You'll find most of those games in our picks for the best games of 2019, which non-coincidentally also includes some of the best writing of 2019. Here's Alice O on Mutazione, an adventure game I didn't do justice to with that glib summary. It's about dealing with ecological and interpersonal fallout, sometimes by accepting that you can't. (Here's Alice Bee's Mutazione review, too)

"Mutazione is perhaps the only game with dialogue options where I often chose not to press matters further, where I didn’t want to wring everyone for all their stories and secrets. I wanted to know because I liked them but I couldn’t demand it. I didn’t fear rejection, I feared that these gentle people would tell me secrets they weren’t ready to share because they didn’t want to make me feel hurt."

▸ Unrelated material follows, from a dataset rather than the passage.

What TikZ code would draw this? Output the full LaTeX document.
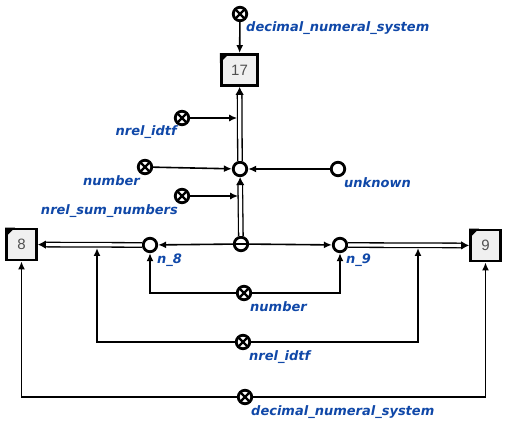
\documentclass[tikz,border=0pt]{standalone}
\usepackage{fontspec}
\setmainfont{DejaVu Sans}
\newfontfamily\boxfont{Liberation Sans}
\usetikzlibrary{arrows.meta,decorations.markings,calc}
\definecolor{labblue}{RGB}{16,72,168}
\definecolor{boxfill}{RGB}{240,240,240}
\definecolor{boxtext}{RGB}{80,80,80}
\tikzset{
  varnode/.style={circle, draw, line width=2.8pt, fill=white, minimum size=13.5pt, inner sep=0pt},
  constnode/.style={varnode, path picture={\draw[black, line width=2.2pt] (path picture bounding box.north west) -- (path picture bounding box.south east) (path picture bounding box.north east) -- (path picture bounding box.south west);}},
  minusnode/.style={varnode, path picture={\draw[black, line width=2.2pt] (path picture bounding box.west) -- (path picture bounding box.east);}},
  linkbox/.style={draw, line width=2.8pt, fill=boxfill, minimum width=30pt, minimum height=31pt, inner xsep=10pt, inner ysep=0pt,
    font=\boxfont\fontsize{15}{15}\selectfont, text=boxtext},
  corner/.style={fill=black},
  lab/.style={font=\bfseries\itshape\fontsize{13}{15}\selectfont, text=labblue, inner sep=0pt},
  arc/.style={draw, line width=1.6pt, -{Latex[length=8pt,width=7pt]}},
  dblline/.style={draw, line width=1.3pt, double=white, double distance=3.2pt, shorten >=7pt},
  dbltip/.style={postaction={decorate}, decoration={markings, mark=at position 1 with {\arrow[line width=1pt]{Latex[length=8pt,width=8.5pt]}}}},
}
\begin{document}
\begin{tikzpicture}[x=1pt,y=-1pt]
\useasboundingbox (0,0) rectangle (508,427);
% nodes
\node[constnode] (dnstop) at (240,14) {};
\node[linkbox] (b17) at (239.5,70) {17};
\node[constnode] (idtftop) at (182,118) {};
\node[varnode] (c) at (240,169) {};
\node[constnode] (numtop) at (145,167) {};
\node[varnode] (unk) at (338,169) {};
\node[constnode] (sum) at (182,196) {};
\node[minusnode] (m) at (241,244) {};
\node[varnode] (n8) at (150,245) {};
\node[varnode] (n9) at (340,245) {};
\node[linkbox] (b8) at (21.5,244.5) {8};
\node[linkbox] (b9) at (485.5,245.5) {9};
\node[constnode] (numbot) at (244,293) {};
\node[constnode] (idtfbot) at (243,342) {};
\node[constnode] (dnsbot) at (245,397) {};
% corner marks of the link boxes
\foreach \b in {b17,b8,b9}
  \fill[corner] (\b.north west) -- ++(10,0) -- ++(-10,10) -- cycle;
% labels
\node[lab, anchor=base west] (l1) at (246,32) {decimal\_numeral\_system};
\node[lab, anchor=base east] (l2) at (177,136) {nrel\_idtf};
\node[lab, anchor=base east] (l3) at (140,186) {number};
\node[lab, anchor=base west] (l4) at (344,188) {unknown};
\node[lab, anchor=base east] (l5) at (178,215) {nrel\_sum\_numbers};
\node[lab, anchor=base west] (l6) at (157,264) {n\_8};
\node[lab, anchor=base west] (l7) at (346,264) {n\_9};
\node[lab, anchor=base west] (l8) at (250,311) {number};
\node[lab, anchor=base west] (l9) at (249,360) {nrel\_idtf};
\node[lab, anchor=base west] (l10) at (251,415) {decimal\_numeral\_system};
% junction coordinates on double lines
\coordinate (j17) at (237.2,118);
\coordinate (jc) at (238.2,196);
\coordinate (j8) at (97,248);
\coordinate (j9) at (418,248);
% double connectors
\path[dblline, dbltip] (c) -- (b17);
\path[dblline, dbltip] (m) -- (c);
\path[dblline, dbltip] (n8) -- (b8);
\path[dblline, dbltip] (n9) -- (b9);
% single connectors
\path[arc] (dnstop) -- (b17);
\path[arc] (idtftop) -- (j17);
\path[arc] (numtop) -- (c);
\path[arc] (unk) -- (c);
\path[arc] (sum) -- (jc);
\path[arc] (m) -- (n8);
\path[arc] (m) -- (n9);
\path[arc] (numbot) -| (n8);
\path[arc] (numbot) -| (n9);
\path[arc] (idtfbot) -| (j8);
\path[arc] (idtfbot) -| (j9);
\path[arc] (dnsbot) -| (b8);
\path[arc] (dnsbot) -| (b9);
\end{tikzpicture}
\end{document}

Graham called A Short Hike "spiritually refreshing". It's up for the Excellence in Design, too. Bird-based island exploration didn't resonate with me to quite the same degree, though I still found it lovely. Top flapping, but:

"These movement systems would be nothing if the world itself wasn’t so delightful. The island is rendered with Nintendo 64-style polygons and jagged lines, but it’s teeming with detail. Flowers sway in the breeze, wind swooshes overhead, butterflies flutter around bushes, a sparkling ocean laps along the shore. Even when you stop your climb, A Short Hike’s world keeps breathing. There’s variety, too: climb far enough up the mountain and you’ll reach snow, which brings its own challenges and beauty."

For Eliza, which is also up for the Excellence in Narrative award, Sin's Eliza review says it all. Then it keeps saying things until you are as angry at the world as you should have been, but hopeful nonetheless. It's one of the best examples of how a critic can elevate an already excellent game.

"This is a beautiful game not just about trying to help people, but about the desire to help people. What do we do with it, in a world where anything useful we create will be taken by wealthy men and used to suck more marrow from our bones? Should we walk away from something that isn’t working, or stay and try to influence it for the better? Is it right to abandon this project that might be doing some good, just because it also contributes to the same parasitic system basically everything else is also shackled to?

"How do you get back into life after a long period of grieving and isolation? Can you go back? Should you?"

Katharine's "only real complaint" about Untitled Goose Game was that she wanted more of it. Check out her Untitled Goose Game review to hear her honk about the good stuff. fittingly, Goose Game is also up for Excellence in Audio.

Here are the finalists in full. There are too many worthy nominees in the other categories for me to mention them all, but I will briefly highlight Knights And Bikes, which is up for awards in both Art and Audio. It's an action adventure game about the perils and delights of childhood, with so many neat touches it could qualify as a masseuse. I said as much in my Knights And Bikes review.

IGF will announce the winners on March 18th, during the Game Developers Conference.

(Disclosure: Hannah Nicklin, who has written for us, is studio and narrative lead for Mutazione developers Die Gute Fabrik.)